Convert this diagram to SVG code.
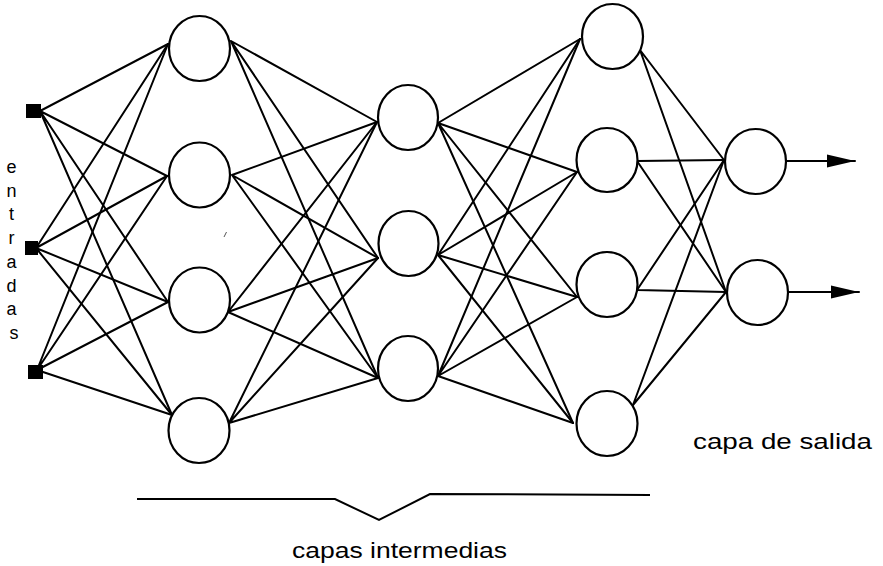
<svg xmlns="http://www.w3.org/2000/svg" width="883" height="566" viewBox="0 0 883 566">
  <defs>
    <style>
      .node { fill: #fff; stroke: #000; stroke-width: 2.2; }
      .inp { fill: #000; }
      .edge { stroke: #000; stroke-width: 2; fill: none; stroke-linecap: round; }
      .lbl { font-family: "Liberation Sans", Arial, sans-serif; fill: #000; }
    </style>
    <marker id="arrow" markerUnits="userSpaceOnUse" markerWidth="29" markerHeight="14" refX="28" refY="7" orient="auto">
      <path d="M0,0.5 L28,7 L0,13.5 z" fill="#000"/>
    </marker>
  </defs>
  <rect width="883" height="566" fill="#fff"/>

  <g id="connectors">
    <!-- inputs to layer 1 -->
    <path class="edge" d="M40,111 L168,44 M40,111 L167,176 M40,111 L168,302 M40,111 L172,415"/>
    <path class="edge" d="M36,248 L168,44 M36,248 L167,176 M36,248 L168,302 M36,248 L172,415"/>
    <path class="edge" d="M37,370 L168,44 M37,370 L167,176 M37,370 L168,302 M37,370 L172,415"/>
    <!-- layer 1 to layer 2 -->
    <path class="edge" d="M231,41 L377,122 M231,41 L378,258 M231,41 L378,378"/>
    <path class="edge" d="M232,175 L377,122 M232,175 L378,258 M232,175 L378,378"/>
    <path class="edge" d="M228,312 L377,122 M228,312 L378,258 M228,312 L378,378"/>
    <path class="edge" d="M229,423 L377,122 M229,423 L378,258 M229,423 L378,378"/>
    <!-- layer 2 to layer 3 -->
    <path class="edge" d="M438,123 L580,39 M438,123 L577,172 M438,123 L577,297 M438,123 L573,423"/>
    <path class="edge" d="M438,255 L580,39 M438,255 L577,172 M438,255 L577,297 M438,255 L573,423"/>
    <path class="edge" d="M438,376 L580,39 M438,376 L577,172 M438,376 L577,297 M438,376 L573,423"/>
    <!-- layer 3 to output -->
    <path class="edge" d="M640,50 L724,160 M640,50 L726,292"/>
    <path class="edge" d="M637,161 L724,160 M637,161 L726,292"/>
    <path class="edge" d="M637,290 L724,160 M637,290 L726,292"/>
    <path class="edge" d="M633,405 L724,160 M633,405 L726,292"/>
    <!-- outputs -->
    <line class="edge" x1="786" y1="161" x2="855" y2="161" marker-end="url(#arrow)"/>
    <line class="edge" x1="788" y1="292" x2="859" y2="292" marker-end="url(#arrow)"/>
  </g>

  <g id="in1"><rect class="inp" x="26" y="104" width="15" height="14"/></g>
  <g id="in2"><rect class="inp" x="25" y="241" width="13" height="14"/></g>
  <g id="in3"><rect class="inp" x="28" y="365" width="15" height="14"/></g>

  <g id="h1a"><ellipse class="node" cx="199.5" cy="48.5" rx="30.5" ry="32.5"/></g>
  <g id="h1b"><ellipse class="node" cx="199.5" cy="175" rx="30.5" ry="32.5"/></g>
  <g id="h1c"><ellipse class="node" cx="199.5" cy="300" rx="30.5" ry="32.5"/></g>
  <g id="h1d"><ellipse class="node" cx="199" cy="430.5" rx="30.5" ry="32.5"/></g>

  <g id="h2a"><ellipse class="node" cx="408" cy="117.5" rx="30" ry="32.5"/></g>
  <g id="h2b"><ellipse class="node" cx="408.5" cy="243.5" rx="30" ry="32.5"/></g>
  <g id="h2c"><ellipse class="node" cx="408" cy="368.5" rx="30" ry="32.5"/></g>

  <g id="h3a"><ellipse class="node" cx="612.5" cy="36.5" rx="30.5" ry="32.5"/></g>
  <g id="h3b"><ellipse class="node" cx="607" cy="160" rx="30.5" ry="32"/></g>
  <g id="h3c"><ellipse class="node" cx="607" cy="284.5" rx="30.5" ry="32.5"/></g>
  <g id="h3d"><ellipse class="node" cx="607" cy="423.5" rx="30.5" ry="32.5"/></g>

  <g id="out1"><ellipse class="node" cx="755.5" cy="161.5" rx="30.5" ry="32.5"/></g>
  <g id="out2"><ellipse class="node" cx="757.5" cy="292.5" rx="30.5" ry="32.5"/></g>

  <g id="labels">
    <text class="lbl" font-size="18" text-anchor="middle">
      <tspan x="14" y="173">e</tspan>
      <tspan x="14" y="197">n</tspan>
      <tspan x="14" y="220">t</tspan>
      <tspan x="14" y="244">r</tspan>
      <tspan x="14" y="268">a</tspan>
      <tspan x="14" y="292">d</tspan>
      <tspan x="14" y="315">a</tspan>
      <tspan x="14" y="339">s</tspan>
    </text>
    <text class="lbl" font-size="22" x="693" y="449" textLength="179" lengthAdjust="spacingAndGlyphs">capa de salida</text>
    <text class="lbl" font-size="22" x="292" y="558" textLength="215" lengthAdjust="spacingAndGlyphs">capas intermedias</text>
  </g>

  <g id="brace">
    <polyline points="137,499 335,499 379,520 430,494 650,495" fill="none" stroke="#000" stroke-width="2"/>
  </g>
  <line x1="224" y1="237" x2="226.5" y2="232" stroke="#555" stroke-width="1"/>
</svg>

§ **What to do**
Copy all the data exactly as written, but skip any picture.

§ **Worked solution**
Convert this diagram to SVG code.
<svg xmlns="http://www.w3.org/2000/svg" width="883" height="566" viewBox="0 0 883 566">
  <defs>
    <style>
      .node { fill: #fff; stroke: #000; stroke-width: 2.2; }
      .inp { fill: #000; }
      .edge { stroke: #000; stroke-width: 2; fill: none; stroke-linecap: round; }
      .lbl { font-family: "Liberation Sans", Arial, sans-serif; fill: #000; }
    </style>
    <marker id="arrow" markerUnits="userSpaceOnUse" markerWidth="29" markerHeight="14" refX="28" refY="7" orient="auto">
      <path d="M0,0.5 L28,7 L0,13.5 z" fill="#000"/>
    </marker>
  </defs>
  <rect width="883" height="566" fill="#fff"/>

  <g id="connectors">
    <!-- inputs to layer 1 -->
    <path class="edge" d="M40,111 L168,44 M40,111 L167,176 M40,111 L168,302 M40,111 L172,415"/>
    <path class="edge" d="M36,248 L168,44 M36,248 L167,176 M36,248 L168,302 M36,248 L172,415"/>
    <path class="edge" d="M37,370 L168,44 M37,370 L167,176 M37,370 L168,302 M37,370 L172,415"/>
    <!-- layer 1 to layer 2 -->
    <path class="edge" d="M231,41 L377,122 M231,41 L378,258 M231,41 L378,378"/>
    <path class="edge" d="M232,175 L377,122 M232,175 L378,258 M232,175 L378,378"/>
    <path class="edge" d="M228,312 L377,122 M228,312 L378,258 M228,312 L378,378"/>
    <path class="edge" d="M229,423 L377,122 M229,423 L378,258 M229,423 L378,378"/>
    <!-- layer 2 to layer 3 -->
    <path class="edge" d="M438,123 L580,39 M438,123 L577,172 M438,123 L577,297 M438,123 L573,423"/>
    <path class="edge" d="M438,255 L580,39 M438,255 L577,172 M438,255 L577,297 M438,255 L573,423"/>
    <path class="edge" d="M438,376 L580,39 M438,376 L577,172 M438,376 L577,297 M438,376 L573,423"/>
    <!-- layer 3 to output -->
    <path class="edge" d="M640,50 L724,160 M640,50 L726,292"/>
    <path class="edge" d="M637,161 L724,160 M637,161 L726,292"/>
    <path class="edge" d="M637,290 L724,160 M637,290 L726,292"/>
    <path class="edge" d="M633,405 L724,160 M633,405 L726,292"/>
    <!-- outputs -->
    <line class="edge" x1="786" y1="161" x2="855" y2="161" marker-end="url(#arrow)"/>
    <line class="edge" x1="788" y1="292" x2="859" y2="292" marker-end="url(#arrow)"/>
  </g>

  <g id="in1"><rect class="inp" x="26" y="104" width="15" height="14"/></g>
  <g id="in2"><rect class="inp" x="25" y="241" width="13" height="14"/></g>
  <g id="in3"><rect class="inp" x="28" y="365" width="15" height="14"/></g>

  <g id="h1a"><ellipse class="node" cx="199.5" cy="48.5" rx="30.5" ry="32.5"/></g>
  <g id="h1b"><ellipse class="node" cx="199.5" cy="175" rx="30.5" ry="32.5"/></g>
  <g id="h1c"><ellipse class="node" cx="199.5" cy="300" rx="30.5" ry="32.5"/></g>
  <g id="h1d"><ellipse class="node" cx="199" cy="430.5" rx="30.5" ry="32.5"/></g>

  <g id="h2a"><ellipse class="node" cx="408" cy="117.5" rx="30" ry="32.5"/></g>
  <g id="h2b"><ellipse class="node" cx="408.5" cy="243.5" rx="30" ry="32.5"/></g>
  <g id="h2c"><ellipse class="node" cx="408" cy="368.5" rx="30" ry="32.5"/></g>

  <g id="h3a"><ellipse class="node" cx="612.5" cy="36.5" rx="30.5" ry="32.5"/></g>
  <g id="h3b"><ellipse class="node" cx="607" cy="160" rx="30.5" ry="32"/></g>
  <g id="h3c"><ellipse class="node" cx="607" cy="284.5" rx="30.5" ry="32.5"/></g>
  <g id="h3d"><ellipse class="node" cx="607" cy="423.5" rx="30.5" ry="32.5"/></g>

  <g id="out1"><ellipse class="node" cx="755.5" cy="161.5" rx="30.5" ry="32.5"/></g>
  <g id="out2"><ellipse class="node" cx="757.5" cy="292.5" rx="30.5" ry="32.5"/></g>

  <g id="labels">
    <text class="lbl" font-size="18" text-anchor="middle">
      <tspan x="14" y="173">e</tspan>
      <tspan x="14" y="197">n</tspan>
      <tspan x="14" y="220">t</tspan>
      <tspan x="14" y="244">r</tspan>
      <tspan x="14" y="268">a</tspan>
      <tspan x="14" y="292">d</tspan>
      <tspan x="14" y="315">a</tspan>
      <tspan x="14" y="339">s</tspan>
    </text>
    <text class="lbl" font-size="22" x="693" y="449" textLength="179" lengthAdjust="spacingAndGlyphs">capa de salida</text>
    <text class="lbl" font-size="22" x="292" y="558" textLength="215" lengthAdjust="spacingAndGlyphs">capas intermedias</text>
  </g>

  <g id="brace">
    <polyline points="137,499 335,499 379,520 430,494 650,495" fill="none" stroke="#000" stroke-width="2"/>
  </g>
  <line x1="224" y1="237" x2="226.5" y2="232" stroke="#555" stroke-width="1"/>
</svg>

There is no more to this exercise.